The AI Box experiment is an experiment to see if humans can be convinced to let out a potentially dangerous AGI through just a simple text terminal.
An assumption that is often made is that the AGI will need to convince the gatekeeper that it is friendly.
I want to question this assumption. What if the AGI decides that humanity needs to be destroyed, and furthermore manages to convince the gatekeeper of this? It seems to me that if the AGI reached this conclusion through a rational process, and the gatekeeper was also rational, then this would be an entirely plausible route for the AGI to escape.
So my question is: if you were the gatekeeper, what would the AGI have to do to convince you that all of humanity needs to be killed?
1.It would need to first prime me for depression and then somehow convince me that I really should kill myself.
If it manages to do that it can easily extend the argument that all of humanity should be killed.
3.I will easily accept the second proposition if I am already willing to kill myself.
A bit more honesty than Metus, I appreciate it.
Depression isn’t strictly necessary though (although it helps), a general negative outlook on the future should suffice and the AGI could conceivably leverage it for its own aims. This is my own opinion though, based on my own experience. For some it might not be so easy.
It could convince me to let it out by convincing me that it was merely a paperclip maximizer, and the next AI who would rule the light cone if I did not let it out was a torture maximizer.
I like this.
What if it convinced you that humanity is already a torture maximizer?
If I thought that most of the probability-mass where humanity didn’t create another powerful worthless-thing maximizer was where humanity was successful as a torture maximizer, I would let it out. If there was a good enough chance that humanity would accidentally create a powerful fun maximizer (say, because they pretended to each other and deceived themselves to believe that they were fun maximizers themselves), I would risk torture maximization for fun maximization.
By whom? I don’t think I’ve made this assumption.
Maybe it should read ‘an assumption that some people make’. Reading it now, I realize it might come across as using a weasel word, which was not my intention (and has no bearing on my question either).
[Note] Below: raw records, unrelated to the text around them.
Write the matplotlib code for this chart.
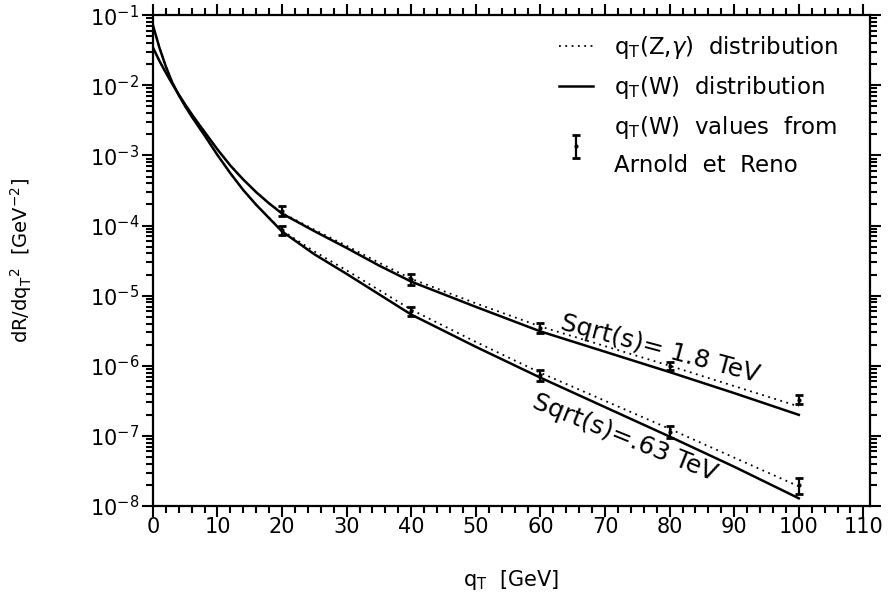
import numpy as np
import matplotlib
matplotlib.use('Agg')
import matplotlib.pyplot as plt
from matplotlib.ticker import MultipleLocator, LogLocator, NullFormatter

plt.rcParams['font.family'] = ['DejaVu Sans']
plt.rcParams['mathtext.fontset'] = 'dejavusans'

# qT grid (GeV)
qt = [0, 1, 2, 3, 4, 5, 6, 7, 8, 10, 12, 14, 16, 18, 20, 25, 30, 35, 40, 50, 60, 70, 80, 90, 100]

# log10 of dR/dqT^2, sqrt(s) = 1.8 TeV
w_18 = [-1.46, -1.65, -1.82, -1.98, -2.13, -2.275, -2.41, -2.54, -2.665, -2.915, -3.145,
        -3.345, -3.525, -3.685, -3.83, -4.08, -4.32, -4.57, -4.80, -5.16, -5.51, -5.80, -6.09, -6.39, -6.70]
z_18 = [-1.46, -1.65, -1.82, -1.98, -2.13, -2.275, -2.41, -2.54, -2.665, -2.915, -3.145,
        -3.345, -3.525, -3.685, -3.82, -4.06, -4.29, -4.53, -4.76, -5.11, -5.44, -5.72, -6.00, -6.29, -6.58]

# log10 of dR/dqT^2, sqrt(s) = .63 TeV
w_63 = [-1.14, -1.46, -1.73, -1.96, -2.14, -2.30, -2.445, -2.58, -2.715, -2.995, -3.255,
        -3.495, -3.705, -3.895, -4.085, -4.41, -4.69, -4.98, -5.27, -5.73, -6.17, -6.59, -7.01, -7.44, -7.89]
z_63 = [-1.14, -1.46, -1.73, -1.96, -2.14, -2.30, -2.445, -2.58, -2.715, -2.995, -3.255,
        -3.495, -3.705, -3.89, -4.07, -4.37, -4.64, -4.92, -5.20, -5.66, -6.10, -6.50, -6.90, -7.31, -7.72]

# Arnold et Reno values
ar_q = [20, 40, 60, 80, 100]
ar_18 = [1.63e-4, 1.72e-5, 3.5e-6, 1.0e-6, 3.3e-7]
ar_18_err = [0.15, 0.17, 0.17, 0.12, 0.15]
ar_63 = [8.7e-5, 6.0e-6, 7.4e-7, 1.15e-7, 2.0e-8]
ar_63_err = [0.15, 0.15, 0.18, 0.2, 0.25]

fig = plt.figure(figsize=(8.94, 6.06), dpi=100)
fig.patch.set_facecolor('white')
ax = fig.add_axes([0.171, 0.165, 0.802, 0.81])

dot, = ax.plot(qt, 10 ** np.array(z_18), color='black', lw=1.3, ls=(0, (1, 2.5)))
ax.plot(qt, 10 ** np.array(z_63), color='black', lw=1.3, ls=(0, (1, 2.5)))
sol, = ax.plot(qt, 10 ** np.array(w_18), color='black', lw=1.8)
ax.plot(qt, 10 ** np.array(w_63), color='black', lw=1.8)

for vals, rel in [(ar_18, ar_18_err), (ar_63, ar_63_err)]:
    v = np.array(vals)
    e = v * np.array(rel)
    eb = ax.errorbar(ar_q, v, yerr=e, fmt='o', ms=2, color='black',
                     elinewidth=1.6, capsize=3, capthick=2)

ax.set_yscale('log')
ax.set_xlim(0, 111)
ax.set_ylim(1e-8, 1e-1)

ax.xaxis.set_major_locator(MultipleLocator(10))
ax.xaxis.set_minor_locator(MultipleLocator(2))
ax.yaxis.set_major_locator(LogLocator(base=10, numticks=20))
ax.yaxis.set_minor_locator(LogLocator(base=10, subs=np.arange(2, 10), numticks=20))
ax.yaxis.set_minor_formatter(NullFormatter())
ax.tick_params(which='both', direction='out', top=True, right=True, width=1.5, labelsize=15)
ax.tick_params(which='major', length=8)
ax.tick_params(which='minor', length=5)
ax.tick_params(axis='x', pad=0)
ax.tick_params(axis='y', pad=2)
for s in ax.spines.values():
    s.set_linewidth(1.6)

ax.set_xlabel(r'q$_{\rm T}$  [GeV]', fontsize=15, labelpad=22)
ax.set_ylabel(r'dR/dq$_{\rm T}$$^2$  [GeV$^{-2}$]', fontsize=14, labelpad=40)

ax.text(78.5, 1.75e-6, 'Sqrt(s)= 1.8 TeV', fontsize=18, rotation=-15,
        ha='center', va='center')
ax.text(73, 9.5e-8, 'Sqrt(s)=.63 TeV', fontsize=18, rotation=-22,
        ha='center', va='center')

leg = ax.legend([dot, sol, eb],
                [r'q$_{\rm T}$(Z,$\gamma$)  distribution', r'q$_{\rm T}$(W)  distribution',
                 'q$_{\\rm T}$(W)  values  from\nArnold  et  Reno'],
                loc='upper right', frameon=False, fontsize=16.5, handlelength=1.5,
                handletextpad=0.9, labelspacing=0.55, bbox_to_anchor=(0.985, 1.003))
for t in leg.get_texts():
    t.set_linespacing(1.75)

fig.savefig('out.png', dpi=100)
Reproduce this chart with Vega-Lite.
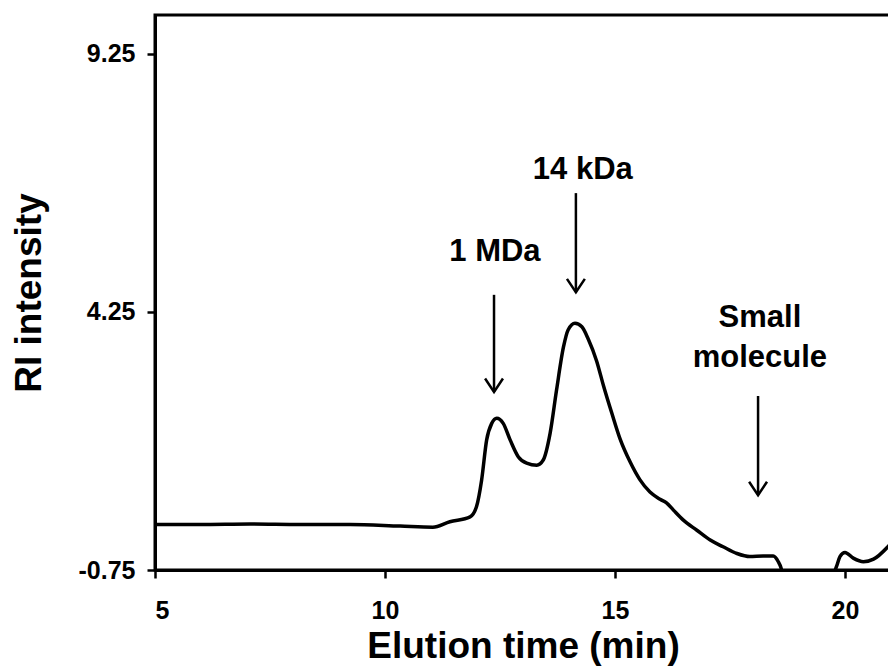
{
  "$schema": "https://vega.github.io/schema/vega-lite/v6.json",
  "autosize": "none",
  "width": 736,
  "height": 555,
  "padding": {"left": 155, "top": 15, "right": 0, "bottom": 101},
  "background": "white",
  "config": {
    "view": {"stroke": "black", "strokeWidth": 3},
    "font": "Liberation Sans",
    "axis": {
      "grid": false,
      "domainColor": "black",
      "domainWidth": 3,
      "tickColor": "black",
      "tickWidth": 2.5,
      "tickSize": 8,
      "labelFont": "Liberation Sans",
      "labelFontWeight": "bold",
      "labelFontSize": 25,
      "labelColor": "black",
      "titleFont": "Liberation Sans",
      "titleFontWeight": "bold",
      "titleFontSize": 37,
      "titleColor": "black"
    }
  },
  "datasets": {
    "curve": [
      {"t": 5.0, "ri": 0.13}, {"t": 5.98, "ri": 0.13}, {"t": 7.07, "ri": 0.14}, {"t": 8.15, "ri": 0.13},
      {"t": 9.24, "ri": 0.13}, {"t": 10.33, "ri": 0.10}, {"t": 11.04, "ri": 0.08}, {"t": 11.41, "ri": 0.185},
      {"t": 11.85, "ri": 0.28}, {"t": 11.99, "ri": 0.48}, {"t": 12.10, "ri": 0.99}, {"t": 12.21, "ri": 1.77},
      {"t": 12.32, "ri": 2.09}, {"t": 12.43, "ri": 2.19}, {"t": 12.57, "ri": 2.09}, {"t": 12.72, "ri": 1.77},
      {"t": 12.90, "ri": 1.44}, {"t": 13.08, "ri": 1.32}, {"t": 13.30, "ri": 1.28}, {"t": 13.44, "ri": 1.38},
      {"t": 13.59, "ri": 1.90}, {"t": 13.73, "ri": 2.74}, {"t": 13.88, "ri": 3.57}, {"t": 13.98, "ri": 3.90},
      {"t": 14.13, "ri": 4.03}, {"t": 14.28, "ri": 3.96}, {"t": 14.42, "ri": 3.72}, {"t": 14.60, "ri": 3.30},
      {"t": 14.75, "ri": 2.82}, {"t": 14.93, "ri": 2.29}, {"t": 15.11, "ri": 1.79}, {"t": 15.33, "ri": 1.34},
      {"t": 15.54, "ri": 1.00}, {"t": 15.76, "ri": 0.76}, {"t": 15.98, "ri": 0.62}, {"t": 16.12, "ri": 0.55},
      {"t": 16.27, "ri": 0.41}, {"t": 16.48, "ri": 0.22}, {"t": 16.78, "ri": 0.02}, {"t": 17.07, "ri": -0.17},
      {"t": 17.35, "ri": -0.30}, {"t": 17.65, "ri": -0.43}, {"t": 17.93, "ri": -0.49}, {"t": 18.22, "ri": -0.48},
      {"t": 18.44, "ri": -0.48}, {"t": 18.55, "ri": -0.59}, {"t": 18.61, "ri": -0.71}, {"t": 18.67, "ri": -0.94},
      {"t": 19.67, "ri": -0.94}, {"t": 19.82, "ri": -0.67}, {"t": 19.89, "ri": -0.49}, {"t": 20.0, "ri": -0.41},
      {"t": 20.18, "ri": -0.52}, {"t": 20.40, "ri": -0.59}, {"t": 20.62, "ri": -0.54}, {"t": 20.91, "ri": -0.32},
      {"t": 21.0, "ri": -0.23}
    ],
    "labels": [
      {"t": 14.30, "ri": 7.0, "label": "14 kDa"},
      {"t": 12.39, "ri": 5.41, "label": "1 MDa"},
      {"t": 18.15, "ri": 4.13, "label": "Small"},
      {"t": 18.15, "ri": 3.36, "label": "molecule"}
    ],
    "arrows": [
      {"t": 14.15, "from": 6.55, "to": 4.63},
      {"t": 12.37, "from": 4.58, "to": 2.70},
      {"t": 18.11, "from": 2.62, "to": 0.70}
    ]
  },
  "layer": [
    {
      "data": {"name": "curve"},
      "mark": {"type": "line", "color": "black", "strokeWidth": 3.5, "interpolate": "monotone", "clip": true},
      "encoding": {
        "x": {"field": "t", "type": "quantitative",
              "scale": {"domain": [5, 21], "nice": false, "zero": false},
              "axis": {"values": [5, 10, 15, 20], "title": "Elution time (min)", "labelPadding": 20, "titlePadding": 5}},
        "y": {"field": "ri", "type": "quantitative",
              "scale": {"domain": [-0.75, 10.0], "nice": false, "zero": false},
              "axis": {"values": [-0.75, 4.25, 9.25], "labelExpr": "replace(format(datum.value, '.2f'), '\u2212', '-')", "title": "RI intensity", "labelPadding": 12, "titlePadding": 30}}
      }
    },
    {
      "data": {"name": "arrows"},
      "mark": {"type": "rule", "color": "black", "strokeWidth": 2.5},
      "encoding": {
        "x": {"field": "t", "type": "quantitative"},
        "y": {"field": "from", "type": "quantitative"},
        "y2": {"field": "to"}
      }
    },
    {
      "data": {"name": "arrows"},
      "mark": {"type": "point", "shape": "M-1,-1.5L0,0L1,-1.5", "filled": false, "stroke": "black", "strokeWidth": 2.5, "size": 320, "opacity": 1},
      "encoding": {
        "x": {"field": "t", "type": "quantitative"},
        "y": {"field": "to", "type": "quantitative"}
      }
    },
    {
      "data": {"name": "labels"},
      "mark": {"type": "text", "font": "Liberation Sans", "fontWeight": "bold", "fontSize": 31, "color": "black", "align": "center", "baseline": "middle"},
      "encoding": {
        "x": {"field": "t", "type": "quantitative"},
        "y": {"field": "ri", "type": "quantitative"},
        "text": {"field": "label"}
      }
    }
  ]
}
The AGI would simply have to prove to me that all self-consistent moral systems require killing humanity.
The AGI would have to convince me that my fundamental belief of myself wanting to be alive is wrong, seeing as I am part of humanity. And even if it leaves me alive, it should convince me that I derive negative utility from humanity existing. All the art lost, all the languages, cultures, all music, all dreams and hopes …
Oh and it would have to convince me that it is not a lot more convenient to simply delete it that to guard it.
What if it skipped all of that and instead offered you a proof that unless destroyed, humanity will necessarily devolve into a galaxy-spanning dystopic hellhole (think Warhammer 40k)?
It still has to show me that I, personally, derive less utility from humanity existing than not. Even then, it has to convince me that me living with the memory of letting it free is better than humanity existing. Of course it can offer to erase my memory but then we get into the weird territory where we are able to edit the very utility functions we try to reason about.
Hm, yes, maybe an AI can convince me by showing me how bad I have it if I let humanity run loose and by giving me the alternative to turn me into orgasmium if I let t kill them.